Task brief: Output nothing but the number of lines that include the word "React".

Dataset extract:
□ □ □ □ □ □ □

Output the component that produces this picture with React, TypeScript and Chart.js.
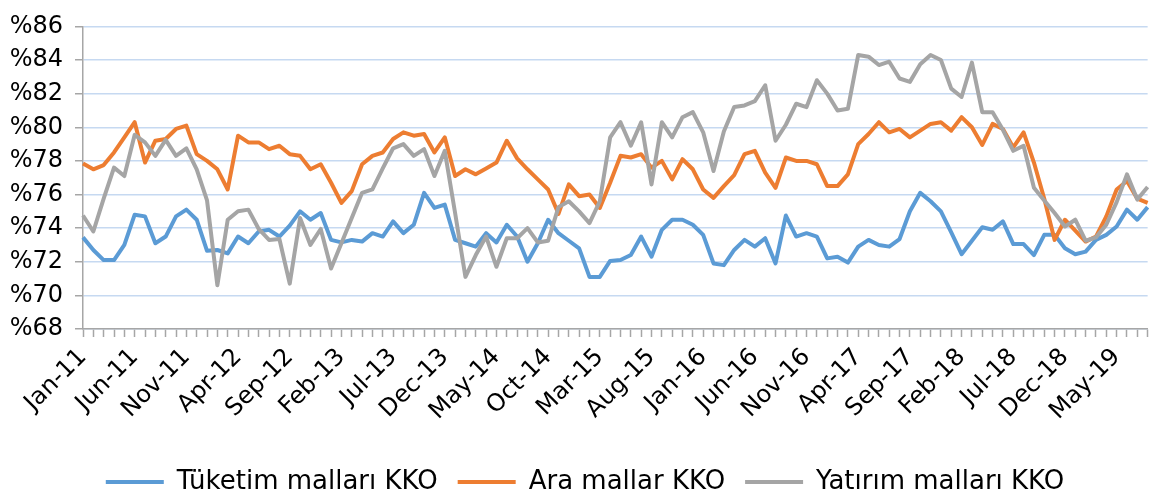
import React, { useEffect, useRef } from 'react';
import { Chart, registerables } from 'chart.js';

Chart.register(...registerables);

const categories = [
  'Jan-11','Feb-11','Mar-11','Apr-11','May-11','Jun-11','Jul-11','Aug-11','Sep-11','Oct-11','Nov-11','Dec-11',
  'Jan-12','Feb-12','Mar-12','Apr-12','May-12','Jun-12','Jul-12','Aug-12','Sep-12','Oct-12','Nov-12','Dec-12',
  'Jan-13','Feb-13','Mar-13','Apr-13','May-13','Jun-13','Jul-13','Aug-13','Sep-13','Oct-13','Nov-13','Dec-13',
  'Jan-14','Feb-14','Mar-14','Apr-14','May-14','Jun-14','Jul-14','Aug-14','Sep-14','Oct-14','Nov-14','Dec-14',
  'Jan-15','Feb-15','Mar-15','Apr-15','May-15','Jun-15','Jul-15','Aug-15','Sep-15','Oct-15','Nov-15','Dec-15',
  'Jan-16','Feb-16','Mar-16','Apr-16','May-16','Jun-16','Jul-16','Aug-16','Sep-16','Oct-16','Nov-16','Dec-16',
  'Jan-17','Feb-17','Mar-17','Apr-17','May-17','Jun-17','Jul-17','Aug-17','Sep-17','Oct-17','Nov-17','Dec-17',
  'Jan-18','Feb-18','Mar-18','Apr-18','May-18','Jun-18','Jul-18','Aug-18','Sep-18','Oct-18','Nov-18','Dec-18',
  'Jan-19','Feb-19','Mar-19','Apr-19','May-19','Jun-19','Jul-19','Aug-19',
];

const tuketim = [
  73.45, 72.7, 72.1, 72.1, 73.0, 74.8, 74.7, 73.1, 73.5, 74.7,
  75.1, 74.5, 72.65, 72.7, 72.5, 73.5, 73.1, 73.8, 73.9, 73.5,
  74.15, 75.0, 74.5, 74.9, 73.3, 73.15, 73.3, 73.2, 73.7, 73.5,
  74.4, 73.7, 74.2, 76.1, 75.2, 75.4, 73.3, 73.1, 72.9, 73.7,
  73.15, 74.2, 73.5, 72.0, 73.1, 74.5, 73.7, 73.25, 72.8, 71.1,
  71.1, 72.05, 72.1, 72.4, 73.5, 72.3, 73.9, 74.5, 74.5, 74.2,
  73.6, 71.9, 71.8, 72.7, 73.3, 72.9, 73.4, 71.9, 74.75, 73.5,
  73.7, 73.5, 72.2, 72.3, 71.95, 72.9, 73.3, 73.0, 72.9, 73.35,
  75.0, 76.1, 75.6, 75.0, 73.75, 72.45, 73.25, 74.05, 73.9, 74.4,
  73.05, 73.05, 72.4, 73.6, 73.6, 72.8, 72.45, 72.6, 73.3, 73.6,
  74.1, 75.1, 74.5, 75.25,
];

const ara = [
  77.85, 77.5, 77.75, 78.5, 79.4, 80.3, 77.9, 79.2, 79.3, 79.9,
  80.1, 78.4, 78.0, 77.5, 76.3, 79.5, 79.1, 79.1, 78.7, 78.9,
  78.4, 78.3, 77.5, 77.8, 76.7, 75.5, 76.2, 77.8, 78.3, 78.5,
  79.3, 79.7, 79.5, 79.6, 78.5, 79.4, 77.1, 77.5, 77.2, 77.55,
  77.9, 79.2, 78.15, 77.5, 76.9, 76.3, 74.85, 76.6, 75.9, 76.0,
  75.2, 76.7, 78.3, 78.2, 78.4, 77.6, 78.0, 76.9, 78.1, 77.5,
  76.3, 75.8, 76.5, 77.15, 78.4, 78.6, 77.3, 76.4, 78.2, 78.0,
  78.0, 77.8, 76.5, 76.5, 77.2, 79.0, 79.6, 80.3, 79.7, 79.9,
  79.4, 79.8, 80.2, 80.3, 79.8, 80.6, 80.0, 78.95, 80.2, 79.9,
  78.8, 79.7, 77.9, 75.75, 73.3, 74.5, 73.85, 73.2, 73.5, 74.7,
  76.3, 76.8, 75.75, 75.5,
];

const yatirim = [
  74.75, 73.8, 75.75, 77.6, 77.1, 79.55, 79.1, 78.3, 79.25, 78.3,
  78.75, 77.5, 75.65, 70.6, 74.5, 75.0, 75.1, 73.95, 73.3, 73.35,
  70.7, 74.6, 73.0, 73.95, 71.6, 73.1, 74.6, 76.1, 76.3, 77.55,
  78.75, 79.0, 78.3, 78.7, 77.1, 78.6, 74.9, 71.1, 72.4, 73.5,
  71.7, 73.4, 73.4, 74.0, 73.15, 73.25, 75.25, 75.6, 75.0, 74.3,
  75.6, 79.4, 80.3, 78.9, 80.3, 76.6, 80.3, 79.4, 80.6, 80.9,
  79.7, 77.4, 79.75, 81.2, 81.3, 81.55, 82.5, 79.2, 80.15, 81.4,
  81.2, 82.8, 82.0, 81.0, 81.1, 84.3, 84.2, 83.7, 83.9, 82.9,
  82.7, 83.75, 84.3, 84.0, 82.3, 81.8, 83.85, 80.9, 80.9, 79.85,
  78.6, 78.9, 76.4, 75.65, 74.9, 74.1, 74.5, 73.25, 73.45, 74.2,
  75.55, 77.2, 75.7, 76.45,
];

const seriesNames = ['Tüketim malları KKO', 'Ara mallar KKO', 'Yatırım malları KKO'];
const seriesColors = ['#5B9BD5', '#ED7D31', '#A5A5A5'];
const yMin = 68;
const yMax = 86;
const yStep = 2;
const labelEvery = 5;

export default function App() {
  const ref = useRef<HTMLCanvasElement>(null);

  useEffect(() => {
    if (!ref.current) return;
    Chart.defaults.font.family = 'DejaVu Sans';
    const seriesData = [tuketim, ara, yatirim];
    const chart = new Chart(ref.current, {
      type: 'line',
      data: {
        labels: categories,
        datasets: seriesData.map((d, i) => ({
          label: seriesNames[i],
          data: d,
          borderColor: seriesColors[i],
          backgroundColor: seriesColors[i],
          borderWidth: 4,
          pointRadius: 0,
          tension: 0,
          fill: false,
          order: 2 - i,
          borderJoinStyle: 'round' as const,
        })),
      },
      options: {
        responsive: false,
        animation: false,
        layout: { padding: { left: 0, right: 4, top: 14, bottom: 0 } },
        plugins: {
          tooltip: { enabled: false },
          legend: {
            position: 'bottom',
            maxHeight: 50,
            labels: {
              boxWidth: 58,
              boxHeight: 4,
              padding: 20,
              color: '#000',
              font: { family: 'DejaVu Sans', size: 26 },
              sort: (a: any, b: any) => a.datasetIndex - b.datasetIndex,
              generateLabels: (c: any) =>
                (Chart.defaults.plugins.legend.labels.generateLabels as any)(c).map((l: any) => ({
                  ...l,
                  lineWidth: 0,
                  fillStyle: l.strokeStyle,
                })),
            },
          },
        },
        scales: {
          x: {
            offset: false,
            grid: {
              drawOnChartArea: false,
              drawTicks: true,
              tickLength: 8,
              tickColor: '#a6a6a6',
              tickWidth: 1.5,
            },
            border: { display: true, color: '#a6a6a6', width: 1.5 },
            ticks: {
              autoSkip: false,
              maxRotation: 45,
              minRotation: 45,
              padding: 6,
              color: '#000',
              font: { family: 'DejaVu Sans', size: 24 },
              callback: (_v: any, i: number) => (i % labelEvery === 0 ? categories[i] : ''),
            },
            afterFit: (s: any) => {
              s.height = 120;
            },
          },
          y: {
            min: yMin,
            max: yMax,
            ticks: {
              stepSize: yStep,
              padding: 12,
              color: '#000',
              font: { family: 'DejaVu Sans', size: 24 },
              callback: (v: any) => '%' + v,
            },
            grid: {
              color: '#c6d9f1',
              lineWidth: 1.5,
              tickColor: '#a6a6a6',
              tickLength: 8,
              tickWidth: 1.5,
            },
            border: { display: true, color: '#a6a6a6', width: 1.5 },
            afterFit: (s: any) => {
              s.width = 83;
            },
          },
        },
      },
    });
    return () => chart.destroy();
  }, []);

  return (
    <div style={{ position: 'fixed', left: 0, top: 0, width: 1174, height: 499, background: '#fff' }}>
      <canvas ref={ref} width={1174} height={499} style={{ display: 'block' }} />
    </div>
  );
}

□ □ □ □ □ □ □

Reply: 2